TASK: From the first line of the data below, copy each line up to the one containing "-- ($(#1.west)+(-20,4.5)$) -- ($(process.east", and include that line too.

[Source data]
## Start

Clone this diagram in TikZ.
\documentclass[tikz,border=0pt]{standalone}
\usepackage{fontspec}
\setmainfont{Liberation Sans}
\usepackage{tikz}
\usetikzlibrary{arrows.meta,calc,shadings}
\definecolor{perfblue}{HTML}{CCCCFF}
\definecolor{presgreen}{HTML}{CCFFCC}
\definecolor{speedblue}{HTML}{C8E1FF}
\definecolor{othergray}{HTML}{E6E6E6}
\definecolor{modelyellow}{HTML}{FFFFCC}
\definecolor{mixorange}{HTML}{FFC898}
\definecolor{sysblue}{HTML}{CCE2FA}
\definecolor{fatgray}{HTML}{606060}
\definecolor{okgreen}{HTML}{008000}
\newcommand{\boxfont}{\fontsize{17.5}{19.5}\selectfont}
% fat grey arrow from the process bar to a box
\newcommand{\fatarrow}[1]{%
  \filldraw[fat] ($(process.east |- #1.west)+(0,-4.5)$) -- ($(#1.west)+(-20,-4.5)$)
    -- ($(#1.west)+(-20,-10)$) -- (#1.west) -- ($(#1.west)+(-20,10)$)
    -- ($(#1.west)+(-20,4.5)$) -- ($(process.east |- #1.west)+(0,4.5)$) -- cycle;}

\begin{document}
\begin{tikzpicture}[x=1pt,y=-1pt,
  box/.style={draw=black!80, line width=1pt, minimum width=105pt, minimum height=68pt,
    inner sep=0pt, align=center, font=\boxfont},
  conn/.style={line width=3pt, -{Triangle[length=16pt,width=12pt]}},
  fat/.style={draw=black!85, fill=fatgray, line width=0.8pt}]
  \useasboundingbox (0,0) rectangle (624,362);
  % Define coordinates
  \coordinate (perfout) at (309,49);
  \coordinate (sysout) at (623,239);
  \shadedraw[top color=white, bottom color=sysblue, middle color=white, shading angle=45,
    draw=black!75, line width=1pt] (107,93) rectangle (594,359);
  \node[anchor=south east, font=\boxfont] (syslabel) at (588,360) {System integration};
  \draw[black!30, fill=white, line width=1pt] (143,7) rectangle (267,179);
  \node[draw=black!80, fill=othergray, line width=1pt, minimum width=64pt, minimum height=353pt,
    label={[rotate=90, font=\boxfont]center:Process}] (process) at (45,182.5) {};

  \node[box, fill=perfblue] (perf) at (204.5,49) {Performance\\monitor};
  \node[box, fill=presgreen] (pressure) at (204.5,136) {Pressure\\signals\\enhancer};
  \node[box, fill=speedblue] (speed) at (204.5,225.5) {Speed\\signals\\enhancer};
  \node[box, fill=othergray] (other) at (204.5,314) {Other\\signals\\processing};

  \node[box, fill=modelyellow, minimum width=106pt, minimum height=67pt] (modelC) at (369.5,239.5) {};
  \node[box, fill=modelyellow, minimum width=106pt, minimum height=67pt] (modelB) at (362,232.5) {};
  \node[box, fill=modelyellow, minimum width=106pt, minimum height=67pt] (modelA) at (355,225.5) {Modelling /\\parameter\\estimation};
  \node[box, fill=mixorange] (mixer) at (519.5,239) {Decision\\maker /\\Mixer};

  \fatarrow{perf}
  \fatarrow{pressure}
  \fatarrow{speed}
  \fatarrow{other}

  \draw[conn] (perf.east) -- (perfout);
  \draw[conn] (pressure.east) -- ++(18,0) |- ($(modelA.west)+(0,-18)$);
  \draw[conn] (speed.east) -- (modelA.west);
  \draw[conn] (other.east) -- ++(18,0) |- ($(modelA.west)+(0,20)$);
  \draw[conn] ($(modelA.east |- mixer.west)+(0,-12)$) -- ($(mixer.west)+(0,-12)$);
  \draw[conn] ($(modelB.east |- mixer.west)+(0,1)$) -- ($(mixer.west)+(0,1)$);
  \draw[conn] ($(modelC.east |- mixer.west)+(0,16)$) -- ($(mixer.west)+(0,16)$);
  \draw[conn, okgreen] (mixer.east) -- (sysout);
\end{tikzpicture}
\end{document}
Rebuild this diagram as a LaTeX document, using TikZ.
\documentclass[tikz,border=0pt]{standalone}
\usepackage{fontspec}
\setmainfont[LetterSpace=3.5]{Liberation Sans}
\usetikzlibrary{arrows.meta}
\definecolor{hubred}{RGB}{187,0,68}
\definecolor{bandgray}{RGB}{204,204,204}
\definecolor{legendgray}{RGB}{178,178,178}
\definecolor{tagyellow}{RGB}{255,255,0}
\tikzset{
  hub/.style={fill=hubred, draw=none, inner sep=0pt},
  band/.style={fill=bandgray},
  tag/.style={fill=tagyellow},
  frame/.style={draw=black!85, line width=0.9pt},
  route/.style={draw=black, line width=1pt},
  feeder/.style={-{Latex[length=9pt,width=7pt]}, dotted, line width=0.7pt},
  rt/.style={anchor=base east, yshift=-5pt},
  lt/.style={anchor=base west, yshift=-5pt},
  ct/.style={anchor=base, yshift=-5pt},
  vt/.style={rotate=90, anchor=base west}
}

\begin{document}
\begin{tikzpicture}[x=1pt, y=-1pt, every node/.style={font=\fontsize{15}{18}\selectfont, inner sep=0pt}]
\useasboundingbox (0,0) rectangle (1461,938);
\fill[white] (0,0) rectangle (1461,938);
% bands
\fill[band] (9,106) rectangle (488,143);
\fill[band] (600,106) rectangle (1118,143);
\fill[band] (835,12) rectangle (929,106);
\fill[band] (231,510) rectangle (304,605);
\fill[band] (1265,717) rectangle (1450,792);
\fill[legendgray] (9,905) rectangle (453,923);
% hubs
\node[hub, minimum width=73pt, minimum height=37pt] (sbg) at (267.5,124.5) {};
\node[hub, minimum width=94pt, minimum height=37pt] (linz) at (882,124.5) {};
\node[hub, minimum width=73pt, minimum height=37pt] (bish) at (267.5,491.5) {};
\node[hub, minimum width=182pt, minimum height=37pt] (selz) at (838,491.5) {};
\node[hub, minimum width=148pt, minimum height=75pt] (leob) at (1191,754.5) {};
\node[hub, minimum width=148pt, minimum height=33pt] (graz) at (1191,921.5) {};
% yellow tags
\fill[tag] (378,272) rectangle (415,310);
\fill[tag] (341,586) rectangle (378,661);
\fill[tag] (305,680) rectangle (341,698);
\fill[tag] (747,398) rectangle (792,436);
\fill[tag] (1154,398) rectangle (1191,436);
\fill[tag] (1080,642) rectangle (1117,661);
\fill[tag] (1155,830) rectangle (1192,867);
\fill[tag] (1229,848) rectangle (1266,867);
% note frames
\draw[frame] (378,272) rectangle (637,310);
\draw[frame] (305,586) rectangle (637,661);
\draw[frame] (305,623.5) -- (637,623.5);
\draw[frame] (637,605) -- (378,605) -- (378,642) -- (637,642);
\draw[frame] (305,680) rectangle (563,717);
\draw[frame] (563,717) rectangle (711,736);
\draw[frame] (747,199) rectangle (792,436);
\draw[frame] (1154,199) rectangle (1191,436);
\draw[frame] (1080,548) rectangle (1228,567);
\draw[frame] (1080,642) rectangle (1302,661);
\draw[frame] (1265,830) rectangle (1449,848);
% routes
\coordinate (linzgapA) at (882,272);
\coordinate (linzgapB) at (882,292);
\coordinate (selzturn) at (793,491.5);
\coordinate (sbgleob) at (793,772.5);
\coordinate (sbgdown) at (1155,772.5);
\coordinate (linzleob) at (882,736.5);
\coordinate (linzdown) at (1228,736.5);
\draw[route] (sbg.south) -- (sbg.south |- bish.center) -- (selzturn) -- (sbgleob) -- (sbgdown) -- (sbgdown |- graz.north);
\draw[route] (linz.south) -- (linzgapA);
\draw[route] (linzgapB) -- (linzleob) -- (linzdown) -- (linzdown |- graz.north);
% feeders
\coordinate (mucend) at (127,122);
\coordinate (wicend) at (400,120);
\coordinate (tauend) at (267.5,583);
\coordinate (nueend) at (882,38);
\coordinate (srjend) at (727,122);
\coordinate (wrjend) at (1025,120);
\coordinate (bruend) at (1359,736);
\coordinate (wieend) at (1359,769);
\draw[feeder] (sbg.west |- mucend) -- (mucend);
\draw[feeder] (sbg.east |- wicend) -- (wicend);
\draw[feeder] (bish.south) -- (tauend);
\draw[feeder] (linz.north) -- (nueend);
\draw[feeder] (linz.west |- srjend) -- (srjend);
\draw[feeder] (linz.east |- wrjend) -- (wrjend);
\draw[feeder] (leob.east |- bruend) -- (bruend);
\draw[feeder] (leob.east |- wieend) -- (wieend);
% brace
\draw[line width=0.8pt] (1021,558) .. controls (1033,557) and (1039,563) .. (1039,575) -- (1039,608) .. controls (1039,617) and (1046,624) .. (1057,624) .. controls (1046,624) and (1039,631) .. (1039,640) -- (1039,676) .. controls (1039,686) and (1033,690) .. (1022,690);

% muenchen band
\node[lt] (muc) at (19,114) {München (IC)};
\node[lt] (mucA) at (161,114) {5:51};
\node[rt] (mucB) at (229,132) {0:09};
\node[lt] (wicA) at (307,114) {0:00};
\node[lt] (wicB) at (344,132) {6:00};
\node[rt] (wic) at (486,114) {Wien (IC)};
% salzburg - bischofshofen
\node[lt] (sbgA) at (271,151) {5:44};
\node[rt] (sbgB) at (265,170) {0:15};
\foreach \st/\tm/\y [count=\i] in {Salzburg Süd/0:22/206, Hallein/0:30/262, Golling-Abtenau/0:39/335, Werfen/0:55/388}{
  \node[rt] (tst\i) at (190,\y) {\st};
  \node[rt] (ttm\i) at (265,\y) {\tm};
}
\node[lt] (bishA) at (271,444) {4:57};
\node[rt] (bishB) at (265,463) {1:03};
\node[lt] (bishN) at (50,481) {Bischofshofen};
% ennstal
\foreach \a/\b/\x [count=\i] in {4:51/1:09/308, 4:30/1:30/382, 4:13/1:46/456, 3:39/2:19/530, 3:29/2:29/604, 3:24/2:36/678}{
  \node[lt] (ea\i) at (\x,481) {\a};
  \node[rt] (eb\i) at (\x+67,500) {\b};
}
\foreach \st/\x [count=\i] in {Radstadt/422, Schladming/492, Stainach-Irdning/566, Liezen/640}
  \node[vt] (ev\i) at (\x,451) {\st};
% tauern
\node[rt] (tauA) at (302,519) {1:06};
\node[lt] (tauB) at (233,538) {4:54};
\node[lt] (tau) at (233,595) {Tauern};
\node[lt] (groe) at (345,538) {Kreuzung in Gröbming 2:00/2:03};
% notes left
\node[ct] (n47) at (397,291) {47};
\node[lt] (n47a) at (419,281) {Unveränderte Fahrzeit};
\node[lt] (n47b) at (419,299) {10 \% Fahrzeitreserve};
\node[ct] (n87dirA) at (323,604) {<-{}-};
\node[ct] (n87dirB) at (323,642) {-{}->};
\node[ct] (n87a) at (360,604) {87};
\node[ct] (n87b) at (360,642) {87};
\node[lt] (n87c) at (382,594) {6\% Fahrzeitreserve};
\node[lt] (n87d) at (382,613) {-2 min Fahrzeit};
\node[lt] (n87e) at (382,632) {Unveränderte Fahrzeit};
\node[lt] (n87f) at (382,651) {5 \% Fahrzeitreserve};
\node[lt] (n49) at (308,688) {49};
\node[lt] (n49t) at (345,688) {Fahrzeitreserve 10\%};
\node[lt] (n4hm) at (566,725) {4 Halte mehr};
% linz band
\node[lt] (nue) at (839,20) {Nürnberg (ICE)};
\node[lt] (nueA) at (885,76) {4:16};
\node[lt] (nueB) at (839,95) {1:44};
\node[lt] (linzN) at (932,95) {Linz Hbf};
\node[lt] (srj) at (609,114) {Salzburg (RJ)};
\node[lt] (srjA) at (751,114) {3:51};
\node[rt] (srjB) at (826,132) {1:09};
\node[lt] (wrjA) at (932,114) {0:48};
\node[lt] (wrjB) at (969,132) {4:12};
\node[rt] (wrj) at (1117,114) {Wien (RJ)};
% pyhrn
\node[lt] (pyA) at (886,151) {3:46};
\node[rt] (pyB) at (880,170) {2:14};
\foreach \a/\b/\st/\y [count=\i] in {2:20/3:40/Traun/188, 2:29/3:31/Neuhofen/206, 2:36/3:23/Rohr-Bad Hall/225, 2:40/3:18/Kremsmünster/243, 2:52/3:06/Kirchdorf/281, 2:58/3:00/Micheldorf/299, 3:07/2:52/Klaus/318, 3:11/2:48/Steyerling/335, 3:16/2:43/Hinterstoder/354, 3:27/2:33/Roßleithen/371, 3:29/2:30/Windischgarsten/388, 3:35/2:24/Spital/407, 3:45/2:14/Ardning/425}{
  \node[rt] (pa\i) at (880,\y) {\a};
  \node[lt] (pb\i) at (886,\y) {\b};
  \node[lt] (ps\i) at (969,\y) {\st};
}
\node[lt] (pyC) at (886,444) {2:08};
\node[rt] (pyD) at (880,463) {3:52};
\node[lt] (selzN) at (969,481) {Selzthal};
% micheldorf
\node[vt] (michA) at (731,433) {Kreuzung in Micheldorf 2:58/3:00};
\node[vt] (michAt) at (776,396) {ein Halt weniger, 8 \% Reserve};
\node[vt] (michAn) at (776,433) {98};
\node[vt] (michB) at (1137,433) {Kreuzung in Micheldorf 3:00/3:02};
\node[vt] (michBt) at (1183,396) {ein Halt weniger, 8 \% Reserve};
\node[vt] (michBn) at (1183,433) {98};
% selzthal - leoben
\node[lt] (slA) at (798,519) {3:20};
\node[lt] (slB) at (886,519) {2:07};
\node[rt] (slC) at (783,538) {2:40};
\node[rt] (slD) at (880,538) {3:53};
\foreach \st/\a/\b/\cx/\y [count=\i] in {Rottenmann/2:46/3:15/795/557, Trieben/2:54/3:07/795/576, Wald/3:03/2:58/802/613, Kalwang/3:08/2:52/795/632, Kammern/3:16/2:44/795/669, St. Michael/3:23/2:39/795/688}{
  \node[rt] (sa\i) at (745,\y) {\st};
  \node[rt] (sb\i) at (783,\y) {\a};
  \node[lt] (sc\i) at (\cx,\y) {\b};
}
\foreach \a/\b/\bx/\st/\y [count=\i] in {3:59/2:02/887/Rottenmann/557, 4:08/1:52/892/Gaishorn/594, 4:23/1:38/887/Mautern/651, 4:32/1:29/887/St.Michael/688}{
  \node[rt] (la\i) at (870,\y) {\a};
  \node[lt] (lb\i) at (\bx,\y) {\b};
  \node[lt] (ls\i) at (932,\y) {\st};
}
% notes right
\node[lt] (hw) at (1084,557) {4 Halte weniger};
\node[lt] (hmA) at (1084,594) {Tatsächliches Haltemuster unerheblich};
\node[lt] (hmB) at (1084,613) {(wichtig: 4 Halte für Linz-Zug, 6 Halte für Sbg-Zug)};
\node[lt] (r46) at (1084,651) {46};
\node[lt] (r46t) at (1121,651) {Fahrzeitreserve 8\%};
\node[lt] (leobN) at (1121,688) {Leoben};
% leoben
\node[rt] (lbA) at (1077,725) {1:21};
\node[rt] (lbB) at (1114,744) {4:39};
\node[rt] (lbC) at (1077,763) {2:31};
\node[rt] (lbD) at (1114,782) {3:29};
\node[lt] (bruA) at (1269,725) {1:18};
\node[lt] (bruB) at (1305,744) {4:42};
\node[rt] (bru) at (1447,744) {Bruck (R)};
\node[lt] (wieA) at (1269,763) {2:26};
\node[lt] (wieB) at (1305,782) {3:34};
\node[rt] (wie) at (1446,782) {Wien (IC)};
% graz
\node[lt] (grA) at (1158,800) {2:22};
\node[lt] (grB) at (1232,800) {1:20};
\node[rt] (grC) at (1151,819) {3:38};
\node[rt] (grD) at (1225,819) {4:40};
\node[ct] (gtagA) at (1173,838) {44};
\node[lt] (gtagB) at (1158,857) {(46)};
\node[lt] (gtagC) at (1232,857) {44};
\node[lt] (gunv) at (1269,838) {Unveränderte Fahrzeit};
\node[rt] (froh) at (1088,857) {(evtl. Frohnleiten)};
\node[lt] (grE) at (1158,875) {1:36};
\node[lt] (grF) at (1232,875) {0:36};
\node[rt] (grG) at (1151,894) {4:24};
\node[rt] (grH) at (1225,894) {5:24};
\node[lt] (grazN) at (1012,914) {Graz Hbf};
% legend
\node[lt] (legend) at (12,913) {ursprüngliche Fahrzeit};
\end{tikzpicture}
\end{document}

## End

TASK ANSWER:
Clone this diagram in TikZ.
\documentclass[tikz,border=0pt]{standalone}
\usepackage{fontspec}
\setmainfont{Liberation Sans}
\usepackage{tikz}
\usetikzlibrary{arrows.meta,calc,shadings}
\definecolor{perfblue}{HTML}{CCCCFF}
\definecolor{presgreen}{HTML}{CCFFCC}
\definecolor{speedblue}{HTML}{C8E1FF}
\definecolor{othergray}{HTML}{E6E6E6}
\definecolor{modelyellow}{HTML}{FFFFCC}
\definecolor{mixorange}{HTML}{FFC898}
\definecolor{sysblue}{HTML}{CCE2FA}
\definecolor{fatgray}{HTML}{606060}
\definecolor{okgreen}{HTML}{008000}
\newcommand{\boxfont}{\fontsize{17.5}{19.5}\selectfont}
% fat grey arrow from the process bar to a box
\newcommand{\fatarrow}[1]{%
  \filldraw[fat] ($(process.east |- #1.west)+(0,-4.5)$) -- ($(#1.west)+(-20,-4.5)$)
    -- ($(#1.west)+(-20,-10)$) -- (#1.west) -- ($(#1.west)+(-20,10)$)
    -- ($(#1.west)+(-20,4.5)$) -- ($(process.east |- #1.west)+(0,4.5)$) -- cycle;}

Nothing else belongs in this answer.